Eh I've got mixed feelings on this...I've only ever read the SW novels by him and was never really that impressed with the style or the character development...granted I'm just a loony heretic so feel free to disagree


----------



## Anomagnus (May 24, 2010)

Well, his Gotrek novels were outstanding. I mean no disprect to Nathan Long, i like his work, but no one has captured the out and out carnage like Mr King

I hope he comes back to Gotrek.


----------



## bobss (May 18, 2008)

Anomagnus said:


> Well, his Gotrek novels were outstanding. I mean no disprect to Nathan Long, i like his work, but no one has captured the out and out carnage like Mr King
> 
> I hope he comes back to Gotrek.


Really? I found his novel`s to be mediocre -- _at best_, although I would rate _Skavenslayer,_ as arguably the best Fantasy book I have ever read. However, to me, the Asur, and to a greater extent, the Druchii are subjects within the Warhammer world I hold close to my heart and I am pleased by the rather good job Gav Thorpe is doing on the currently, in the Time of Legends series -- The Sundering (Cannot wait for Caledor and Malekith to fight at the gates of Nagarythe:grin Thus, with the terrible job King did on the Space Wolves, I truly hope he does not ruin the image Thorpe has created on the Elves of Ulthuan...
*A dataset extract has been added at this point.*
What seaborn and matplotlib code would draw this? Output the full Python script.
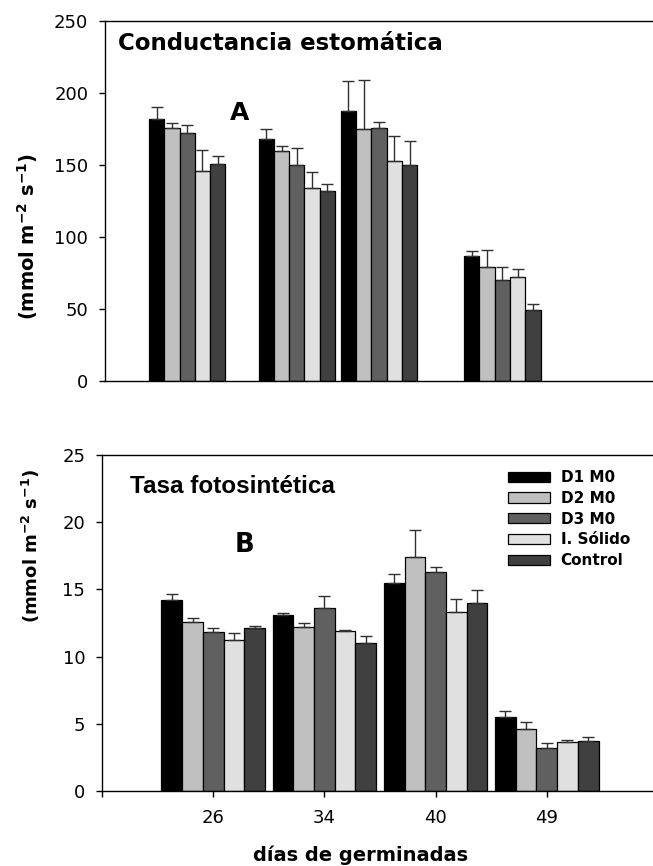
import numpy as np
import pandas as pd
import matplotlib
matplotlib.use("Agg")
import matplotlib.pyplot as plt
import seaborn as sns
from matplotlib.patches import Patch

# ---------------- data ----------------
days = [26, 34, 40, 49]
day_labels = ["26", "34", "40", "49"]
treatments = ["D1 M0", "D2 M0", "D3 M0", "I. Sólido", "Control"]
colors = ["#000000", "#c0c0c0", "#606060", "#e0e0e0", "#404040"]

# Conductancia estomática (mmol m-2 s-1)
cond_d1 = [182, 168, 187.5, 87]
cond_d2 = [176, 160, 175, 79]
cond_d3 = [172, 150, 176, 70]
cond_is = [146, 134, 153, 72]
cond_ctrl = [151, 132, 150, 49]
cond_err_d1 = [8, 7, 20.5, 3.5]
cond_err_d2 = [3, 3, 34, 12]
cond_err_d3 = [6, 12, 4, 9]
cond_err_is = [14.5, 11, 17, 6]
cond_err_ctrl = [5.5, 4.5, 17, 4.5]

# Tasa fotosintética
foto_d1 = [14.2, 13.1, 15.5, 5.5]
foto_d2 = [12.6, 12.2, 17.4, 4.6]
foto_d3 = [11.8, 13.6, 16.3, 3.2]
foto_is = [11.2, 11.9, 13.3, 3.65]
foto_ctrl = [12.1, 11.0, 14.0, 3.7]
foto_err_d1 = [0.45, 0.15, 0.65, 0.42]
foto_err_d2 = [0.28, 0.3, 2.05, 0.5]
foto_err_d3 = [0.35, 0.9, 0.37, 0.4]
foto_err_is = [0.55, 0.05, 0.95, 0.12]
foto_err_ctrl = [0.15, 0.52, 0.95, 0.32]

cond_vals = [cond_d1, cond_d2, cond_d3, cond_is, cond_ctrl]
cond_errs = [cond_err_d1, cond_err_d2, cond_err_d3, cond_err_is, cond_err_ctrl]
foto_vals = [foto_d1, foto_d2, foto_d3, foto_is, foto_ctrl]
foto_errs = [foto_err_d1, foto_err_d2, foto_err_d3, foto_err_is, foto_err_ctrl]


def long_df(vals, errs):
    rows = []
    for t, v, e in zip(treatments, vals, errs):
        for d, lab, vv, ee in zip(days, day_labels, v, e):
            rows.append({"day": d, "label": lab, "trat": t, "val": vv, "err": ee})
    return pd.DataFrame(rows)


df_cond = long_df(cond_vals, cond_errs)
df_foto = long_df(foto_vals, foto_errs)

# ---------------- style ----------------
sns.set_style("ticks")
plt.rcParams["font.family"] = ["DejaVu Sans"]
plt.rcParams["mathtext.fontset"] = "dejavusans"
for k in ["text.color", "axes.labelcolor", "xtick.color", "ytick.color", "axes.edgecolor"]:
    plt.rcParams[k] = "black"
plt.rcParams["axes.linewidth"] = 1.0
plt.rcParams["xtick.major.width"] = 1.0
plt.rcParams["ytick.major.width"] = 1.0

W, H = 653, 866
fig = plt.figure(figsize=(W / 100, H / 100), dpi=100)
ax1 = fig.add_axes([105 / W, 1 - 381 / H, 548 / W, 360 / H])
ax2 = fig.add_axes([102 / W, 1 - 791 / H, 551 / W, 336 / H])

bar_kw = dict(hue="trat", hue_order=treatments, palette=colors, errorbar=None,
              saturation=1, edgecolor="black", linewidth=0.9, legend=False)

# ---- top: numeric day axis ----
sns.barplot(data=df_cond, x="day", y="val", native_scale=True, width=0.93, ax=ax1, **bar_kw)
# ---- bottom: categorical axis ----
sns.barplot(data=df_foto, x="label", y="val", order=day_labels, width=0.93, ax=ax2, **bar_kw)


def add_err(ax, errs):
    for cont, err in zip(ax.containers, errs):
        patches = sorted(cont.patches, key=lambda p: p.get_x())
        xs = [p.get_x() + p.get_width() / 2 for p in patches]
        hs = [p.get_height() for p in patches]
        ax.errorbar(xs, hs, yerr=[np.zeros(len(err)), err], fmt="none",
                    ecolor="#303030", elinewidth=1.0, capsize=4, capthick=1.0, zorder=3)


add_err(ax1, cond_errs)
add_err(ax2, foto_errs)

# axes formatting
ax1.set_xlim(20, 60)
ax1.set_ylim(0, 250)
ax1.set_yticks([0, 50, 100, 150, 200, 250])
ax1.tick_params(axis="x", bottom=False, labelbottom=False)
ax1.set_xlabel("")

ax2.set_xlim(-1.0, 3.955)
ax2.set_ylim(0, 25)
ax2.set_yticks([0, 5, 10, 15, 20, 25])
ax2.set_xticks([-1, 0, 1, 2, 3])
ax2.set_xticklabels([""] + day_labels)

for ax in (ax1, ax2):
    ax.spines["right"].set_visible(False)
    ax.spines["top"].set_visible(True)
    ax.tick_params(axis="y", direction="out", length=4, pad=8, labelsize=13)
    ax.tick_params(axis="x", direction="out", length=4, pad=9, labelsize=13)

ylab = r"$\mathbf{(mmol\ m^{-2}\ s^{-1})}$"
ax1.set_ylabel(ylab, fontsize=14)
ax1.yaxis.set_label_coords(-0.118, 0.40)
ax2.set_ylabel(ylab, fontsize=13)
ax2.yaxis.set_label_coords(-0.108, 0.73)

ax2.set_xlabel("días de germinadas", fontsize=14, fontweight="bold")
ax2.xaxis.set_label_coords(0.47, -0.163)

ax1.text(0.024, 0.919, "Conductancia estomática", transform=ax1.transAxes,
         fontsize=16.5, fontweight="bold", ha="left", va="baseline")
ax1.text(0.228, 0.725, "A", transform=ax1.transAxes,
         fontsize=18, fontweight="bold", ha="left", va="baseline")
ax2.text(0.051, 0.887, "Tasa fotosintética", transform=ax2.transAxes,
         fontsize=17.5, fontweight="bold", ha="left", va="baseline",
         family=["Liberation Sans", "DejaVu Sans"])
ax2.text(0.241, 0.711, "B", transform=ax2.transAxes,
         fontsize=18.5, fontweight="bold", ha="left", va="baseline")

handles = [Patch(facecolor=c, edgecolor="black", linewidth=0.9, label=t)
           for c, t in zip(colors, treatments)]
leg = ax2.legend(handles=handles, loc="upper left", bbox_to_anchor=(508 / W, 1 - 470 / H),
                 bbox_transform=fig.transFigure, frameon=False, fontsize=11,
                 handlelength=2.75, handleheight=0.65, handletextpad=0.7,
                 labelspacing=0.38, borderpad=0, borderaxespad=0)
for t in leg.get_texts():
    t.set_fontweight("bold")

fig.savefig("out.png", dpi=100)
... though, with that said, I do find Tyrion and Teclis -- especially the former -- to be rather traditional and cliched protagonists, so meh, his style might suit them...


----------



## katarr (Apr 4, 2010)

His work is generally quite cliched. I mean all the Gotrek and Felix novels follow a pretty formulaic structure but at the same time I still love them so he must be doing something right!  Also I was quite a fan of the space wolves series and Tyrion and Teclis definitely need some deeper character development to make them more than just 2D heroes.


----------



## Pugnax (Apr 30, 2010)

Why does no one ever talk about Farseer? That is one of my favorite BL novels. I also read the first two SW novels and think that they are just okay.

I really hope he finishes the Farseer trilogy like was originaly planned.

He can't be pleased that BL gave his two series (SW, G&F) to other authors.


----------